I wound up hauling them home and sticking them in the fridge. They traveled surprisingly well. I managed to consume another half of one of them, but now, in the light of day and the setting of reality the excess in front of me was simply grotesque and I couldn't bring myself to eat any more. The rest sat in the fridge for another week or so until I tossed them in the trash, still perfectly formed.


They'll survive for a while. They're coated in so much sugar it will take them a bit to really decompose. Not even sure if any wildlife would take to them. And then, after a long while, they'll give in to time and the elements, and dissolve into the earth, or whatever heap they wound up on.
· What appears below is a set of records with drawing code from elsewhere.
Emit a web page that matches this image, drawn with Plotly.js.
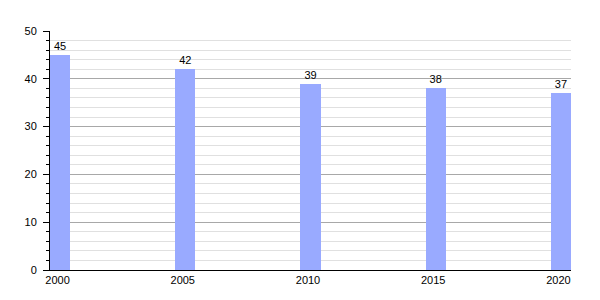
<!DOCTYPE html>
<html>
<head>
<meta charset="utf-8">
<script src="https://cdn.plot.ly/plotly-3.0.1.min.js"></script>
<style>html,body{margin:0;padding:0;background:#fff;}#chart{width:600px;height:300px;}</style>
</head>
<body>
<div id="chart"></div>
<script>
const years = [2000, 2005, 2010, 2015, 2020];
const values = [45, 42, 39, 38, 37];
const tickLabels = ["2000", "2005", "2010", "2015", "2020"];

const barWidth = 0.8;
const trace = {
  type: 'bar',
  x: years,
  y: values,
  width: years.map(() => barWidth),
  offset: 0,
  marker: {color: '#99aaff', line: {width: 0}},
  text: values.map(String),
  textposition: 'outside',
  textfont: {family: 'Liberation Sans, Arial, sans-serif', size: 11, color: '#000'},
  cliponaxis: false,
  hoverinfo: 'none'
};

const layout = {
  width: 600, height: 300,
  margin: {l: 50, r: 29, t: 31, b: 30},
  paper_bgcolor: '#fff', plot_bgcolor: '#fff',
  showlegend: false,
  font: {family: 'Liberation Sans, Arial, sans-serif', size: 11, color: '#000'},
  xaxis: {
    range: [2000, 2020 + barWidth],
    tickvals: years.map(y => y + 0.3),
    ticktext: tickLabels,
    ticks: '',
    showgrid: false,
    zeroline: false,
    showline: true, linecolor: '#000', linewidth: 1,
    tickfont: {size: 11, color: '#000'}
  },
  yaxis: {
    range: [0, 50],
    dtick: 10,
    ticks: 'outside', ticklen: 6, tickcolor: '#000',
    ticklabelstandoff: 4,
    showline: true, linecolor: '#000', linewidth: 1,
    gridcolor: '#a8a8a8',
    zeroline: false,
    tickfont: {size: 11, color: '#000'},
    minor: {dtick: 2, ticks: 'outside', ticklen: 3, tickcolor: '#000', showgrid: true, gridcolor: '#e0e0e0'}
  },
  bargap: 0
};

Plotly.newPlot('chart', [trace], layout, {staticPlot: true, displayModeBar: false});
</script>
</body>
</html>
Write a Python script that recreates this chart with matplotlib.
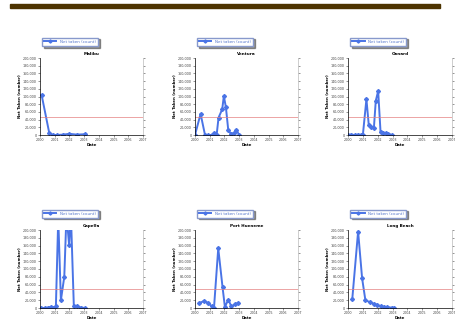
import matplotlib

matplotlib.use("Agg")
import matplotlib.pyplot as plt  # noqa: E402
from matplotlib.patches import Rectangle  # noqa: E402

# panel titles and series (x in tick units, y in counts)
titles = ["Malibu", "Ventura", "Oxnard", "Capella", "Port Hueneme", "Long Beach"]
legend_label = "Net taken (count)"
y_label = "Net Taken (number)"
x_ticklabels = ["2000", "2001", "2002", "2003", "2004", "2005", "2006", "2007"]
threshold = 48000

x1 = [0.11, 0.63, 0.9, 1.13, 1.58, 2.0, 2.5, 3.05]
y1 = [104000, 5000, 0, 0, 1000, 3000, 1000, 2000]

x2 = [0.0, 0.38, 0.68, 0.9, 1.13, 1.3, 1.47, 1.6, 1.85, 1.96, 2.1, 2.26, 2.44, 2.64, 2.82, 3.0]
y2 = [0, 55000, 0, 0, 0, 4000, 0, 45000, 67000, 101000, 72000, 13000, 3000, 4000, 13000, 0]

x3 = [0.0, 0.23, 0.45, 0.68, 0.9, 1.0, 1.24, 1.4, 1.58, 1.74, 1.87, 2.03, 2.19, 2.37, 2.55, 2.7, 2.93]
y3 = [0, 1000, 0, 1000, 0, 0, 93000, 25000, 21000, 17000, 89000, 114000, 8000, 6000, 4000, 3000, 0]

x4 = [0.05, 0.34, 0.56, 0.72, 0.9, 1.08, 1.24, 1.42, 1.65, 1.8, 1.98, 2.1, 2.3, 2.53, 2.82, 3.05]
y4 = [0, 0, 1000, 3000, 0, 4000, 230000, 20000, 80000, 240000, 161000, 240000, 4000, 4000, 1000, 0]

x5 = [0.3, 0.63, 0.9, 1.13, 1.29, 1.58, 1.87, 2.03, 2.26, 2.48, 2.7, 2.93]
y5 = [13000, 18000, 13000, 4000, 0, 153000, 54000, 3000, 21000, 4000, 9000, 13000]

x6 = [0.29, 0.68, 0.95, 1.17, 1.47, 1.74, 1.96, 2.19, 2.41, 2.64, 2.93, 3.09]
y6 = [24000, 196000, 76000, 20000, 15000, 11000, 8000, 4000, 3000, 2000, 1000, 0]

series = [(x1, y1), (x2, y2), (x3, y3), (x4, y4), (x5, y5), (x6, y6)]

W, H = 456, 326
fig = plt.figure(figsize=(W / 100, H / 100), dpi=100)
fig.patches.append(Rectangle((10 / W, 1 - 8 / H), 430 / W, 4 / H,
                             transform=fig.transFigure, color="#4d3300"))

# axes boxes in pixels: left, top, right, bottom
boxes = [(40, 58, 143, 135), (195, 58, 298, 135), (348, 58, 452, 135),
         (40, 230, 143, 308), (195, 230, 298, 308), (348, 230, 452, 308)]

blue = "#4a74e6"
for (l, t, r, b), title, (xs, ys) in zip(boxes, titles, series):
    ax = fig.add_axes([l / W, 1 - b / H, (r - l) / W, (b - t) / H])
    ax.plot(xs, ys, color=blue, lw=1.4, marker="D", ms=2, label=legend_label)
    ax.axhline(threshold, color="#e58080", lw=0.5)
    ax.set_xlim(0, 7)
    ax.set_ylim(0, 200000)
    ax.set_xticks(range(8))
    ax.set_xticklabels(x_ticklabels)
    ax.set_yticks(range(0, 200001, 20000))
    ax.set_yticklabels([f"{v:,}" for v in range(0, 200001, 20000)])
    ax.yaxis.set_ticks_position("both")
    ax.tick_params(labelsize=2.4, length=1.2, width=0.4, pad=1, colors="#444444")
    ax.spines["top"].set_visible(False)
    ax.spines["right"].set_color("#bbbbbb")
    ax.spines["right"].set_linewidth(0.5)
    ax.spines["left"].set_linewidth(0.5)
    ax.spines["bottom"].set_linewidth(0.5)
    ax.set_title(title, fontsize=3, fontweight="bold", pad=2)
    ax.set_xlabel("Date", fontsize=2.8, fontweight="bold", labelpad=1)
    ax.set_ylabel(y_label, fontsize=2.8, fontweight="bold", labelpad=1)
    leg = ax.legend(loc="center", bbox_to_anchor=(0.29, 1.21), fontsize=3, frameon=True,
                    fancybox=False, shadow={"ox": 1.2, "oy": -1.2, "color": "#333333"},
                    edgecolor="#8899cc", handlelength=3, borderpad=0.5, markerscale=0.8)
    for txt in leg.get_texts():
        txt.set_color("#5577cc")

fig.savefig("out.png", dpi=100)
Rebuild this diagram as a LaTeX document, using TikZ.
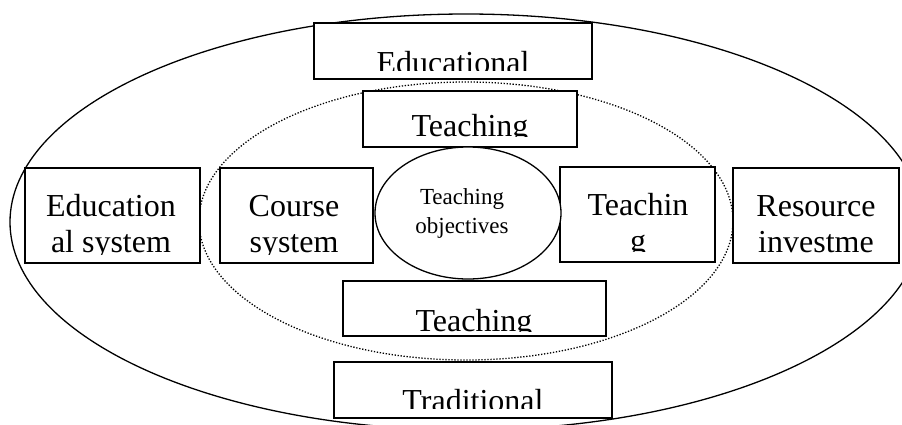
\documentclass[tikz,border=0pt]{standalone}
\usepackage{fontspec}
\setmainfont{Liberation Serif}
\usepackage{tikz}
\usetikzlibrary{shapes,fit}

\newcommand{\bigtxt}{\fontsize{32}{36}\selectfont}
\newcommand{\smalltxt}{\fontsize{23}{29}\selectfont}

\begin{document}
\begin{tikzpicture}[x=1pt,y=-1pt,
    box/.style={draw,fill=white,line width=1.3pt,inner sep=0pt},
    lbl/.style={font=\bigtxt,inner sep=0pt}]
    \useasboundingbox (0,0) rectangle (902,424);
    % the two rings
    \node[draw,ellipse,line width=1.3pt,minimum width=912pt,minimum height=416pt] (outer) at (466,222) {};
    \node[draw,ellipse,line width=1.3pt,dash pattern=on 1.3pt off 1.7pt,minimum width=534pt,minimum height=278pt] (inner) at (466,221) {};
    % boxes
    \node[box,fit={(314,23) (592,79)}] (educ) {};
    \node[box,fit={(363,91) (577,147)}] (teachup) {};
    \node[box,fit={(25,168) (200,263)}] (edsys) {};
    \node[box,fit={(220,168) (373,263)}] (course) {};
    \node[box,fit={(560,167) (715,262)}] (teachmid) {};
    \node[box,fit={(733,168) (899,263)}] (resource) {};
    \node[box,fit={(343,281) (606,336)}] (teachlow) {};
    \node[box,fit={(334,362) (612,418)}] (trad) {};
    \node[draw,ellipse,fill=white,line width=1.3pt,minimum width=186pt,minimum height=132pt,
        inner sep=0pt] (obj) at (468,213) {};
    \node[font=\smalltxt,align=center,inner sep=0pt] (objt) at (462,212.7) {\strut Teaching\\\strut objectives};
    % texts are cut at the bottom, as in the original
    \begin{scope}
        \clip (314,23) rectangle (592,70);
        \node[lbl,anchor=base] (educt) at (453,73) {Educational};
    \end{scope}
    \begin{scope}
        \clip (363,91) rectangle (577,136);
        \node[lbl,anchor=base] (teachupt) at (470,136) {Teaching};
    \end{scope}
    \begin{scope}
        \clip (25,168) rectangle (200,254);
        \node[lbl,align=center] (edsyst) at (111,227.3) {\strut Education\\\strut al system};
    \end{scope}
    \begin{scope}
        \clip (220,168) rectangle (373,254);
        \node[lbl,align=center] (courset) at (294,227.3) {\strut Course\\\strut system};
    \end{scope}
    \begin{scope}
        \clip (560,167) rectangle (715,251);
        \node[lbl,align=center] (teachmidt) at (638,226.3) {\strut Teachin\\\strut g};
    \end{scope}
    \begin{scope}
        \clip (733,168) rectangle (899,254);
        \node[lbl,align=center] (resourcet) at (816,227.3) {\strut Resource\\\strut investme};
    \end{scope}
    \begin{scope}
        \clip (343,281) rectangle (606,331);
        \node[lbl,anchor=base] (teachlowt) at (474,331) {Teaching};
    \end{scope}
    \begin{scope}
        \clip (334,362) rectangle (612,408);
        \node[lbl,anchor=base] (tradt) at (473,411) {Traditional};
    \end{scope}
\end{tikzpicture}
\end{document}
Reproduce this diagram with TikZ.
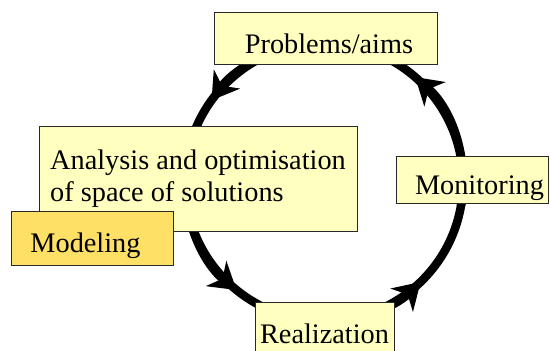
\documentclass[tikz,border=0pt]{standalone}
\usepackage{fontspec}
\setmainfont{LiberationSerif}[Extension=.ttf, UprightFont=*-Regular, BoldFont=*-Bold, ItalicFont=*-Italic, BoldItalicFont=*-BoldItalic]
\usetikzlibrary{arrows.meta}
\definecolor{paleyellow}{RGB}{255,255,192}
\definecolor{goldbox}{RGB}{255,224,102}
\definecolor{boxline}{RGB}{40,40,40}
\begin{document}
\begin{tikzpicture}[x=1pt,y=-1pt,
  box/.style={draw=boxline, line width=0.8pt, fill=paleyellow, inner sep=0pt,
    font=\rmfamily\fontsize{28.3}{32.5}\selectfont},
  ring/.style={line width=8.5pt, black},
  tipped/.style={-{Stealth[length=26pt,width=32pt,inset=8pt]}}]
\useasboundingbox (0,0) rectangle (550,351);
\coordinate (c) at (324,182);
\draw[ring] (c) circle (139pt);
\draw[ring,tipped] ([shift={(100:139pt)}]c) arc (100:144:139pt);
\draw[ring,tipped] ([shift={(180:139pt)}]c) arc (180:231:139pt);
\draw[ring,tipped] ([shift={(270:139pt)}]c) arc (270:314:139pt);
\draw[ring,tipped] ([shift={(-10:139pt)}]c) arc (-10:49:139pt);
\node[box, minimum width=223pt, minimum height=52pt, text height=30pt, text depth=0pt] (prob) at (325.5,38) {\hspace*{7pt}Problems/aims};
\node[box, minimum width=318pt, minimum height=105pt, align=left] (anal) at (198,178.5) {Analysis and optimisation\\of space of solutions};
\node[box, fill=goldbox, minimum width=162pt, minimum height=54pt, text height=28pt, text depth=0pt] (model) at (92,238) {Modeling\hspace*{13pt}};
\node[box, minimum width=139pt, minimum height=54pt, text height=28pt, text depth=0pt] (real) at (324.5,329) {Realization};
\node[box, minimum width=152pt, minimum height=47pt, text height=29pt, text depth=0pt] (mon) at (472,179.5) {\hspace*{15pt}Monitoring};
\end{tikzpicture}
\end{document}
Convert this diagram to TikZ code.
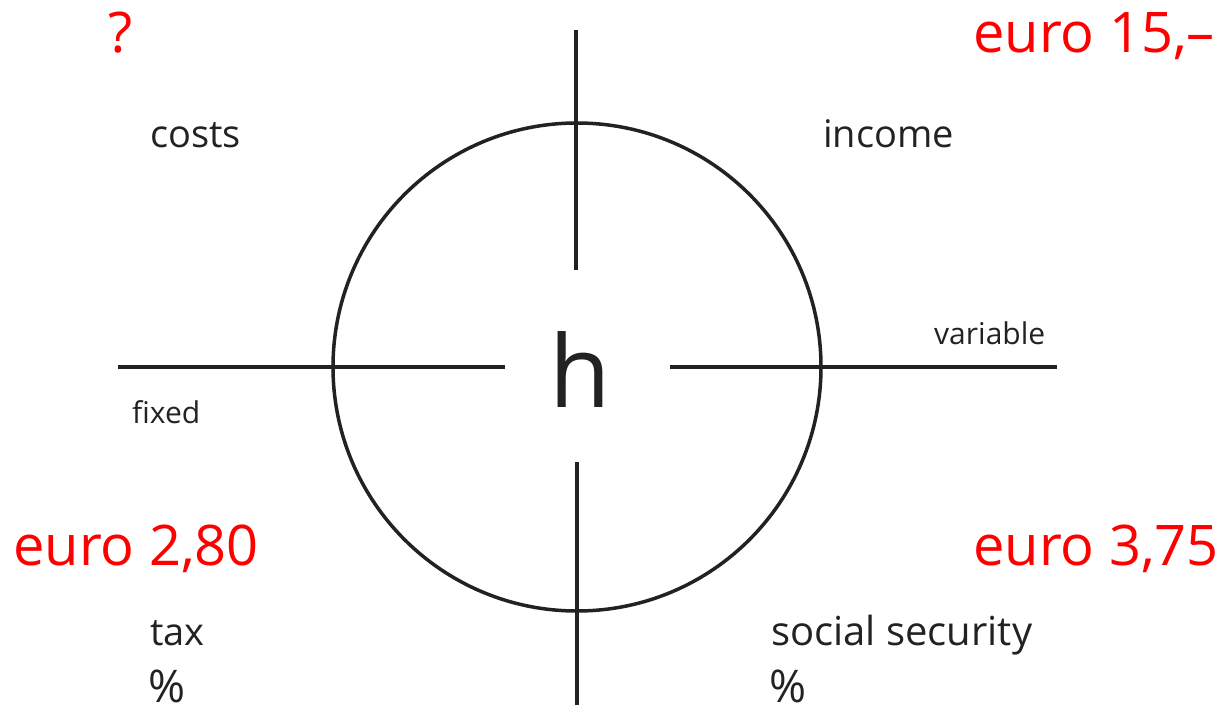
\documentclass[tikz,border=0pt]{standalone}
\usepackage{fontspec}
\setmainfont{Open Sans}
\usepackage{tikz}
\usetikzlibrary{positioning}
\definecolor{labelRed}{RGB}{255, 0, 0}
\definecolor{labelBlack}{RGB}{34, 34, 34}

\begin{document}
\begin{tikzpicture}[x=1pt, y=-1pt,
    axis/.style={line width=3.5pt, draw=labelBlack},
    lbl/.style={inner sep=0pt, anchor=base west, text=labelBlack, font=\fontsize{38}{44}\selectfont},
    smalllbl/.style={lbl, font=\fontsize{30}{36}\selectfont},
    pct/.style={lbl, font=\fontsize{45}{50}\selectfont},
    price/.style={inner sep=0pt, anchor=base west, text=labelRed, font=\fontsize{56}{64}\selectfont}]
    \useasboundingbox (0,0) rectangle (1226,714);

    \coordinate (O) at (577,367);
    \coordinate (Ntop) at (576,30);  \coordinate (Nbot) at (576,270);
    \coordinate (Stop) at (577,462); \coordinate (Sbot) at (577,705);
    \coordinate (Wl) at (118,367);   \coordinate (Wr) at (505,367);
    \coordinate (El) at (670,367);   \coordinate (Er) at (1057,367);

    \draw[axis] (O) circle (244);
    \draw[axis] (Ntop)--(Nbot) (Stop)--(Sbot);
    \draw[axis] (Wl)--(Wr) (El)--(Er);

    \node[inner sep=0pt, anchor=base, text=labelBlack, font=\fontsize{100}{110}\selectfont] (hours) at (580,407) {h};

    \node[price] (costprice) at (108,53) {?};
    \node[lbl] (costs) at (150,148) {costs};
    \node[price] (incomeprice) at (973,53) {euro 15,--};
    \node[lbl] (income) at (823,148) {income};
    \node[smalllbl] (variable) at (934,344) {variable};
    \node[smalllbl] (fixed) at (132,423) {fixed};
    \node[price] (taxprice) at (13,565) {euro 2,80};
    \node[lbl] (tax) at (150,645) {tax};
    \node[pct] (taxpct) at (148,702) {\%};
    \node[price] (socialprice) at (973,565) {euro 3,75};
    \node[lbl, font=\fontsize{40}{46}\selectfont] (social) at (771,645) {social security};
    \node[pct] (socialpct) at (769,702) {\%};
\end{tikzpicture}
\end{document}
I still love donuts - their nutritional aspect aside. Just a simple, small, glazed confection that can take you back to a happier time, or simply bring you some innocent, quiet joy for a moment. But I think that's the thing about them - they don't need all the bells and whistles - they don't need to be bigger-better-faster-more. A box of them can bring folks together; they can be used in celebration and in mourning; they can demonstrate gratitude; they can get you through the day. The humble pastry stands well on its own, a classic that has survived generation after generation, and will endure, steadfast in its ability to appeal so broadly. You can even make a healthier version of them, while still retaining the classic aspects that keep them so popular. And maybe...that's where we need to go.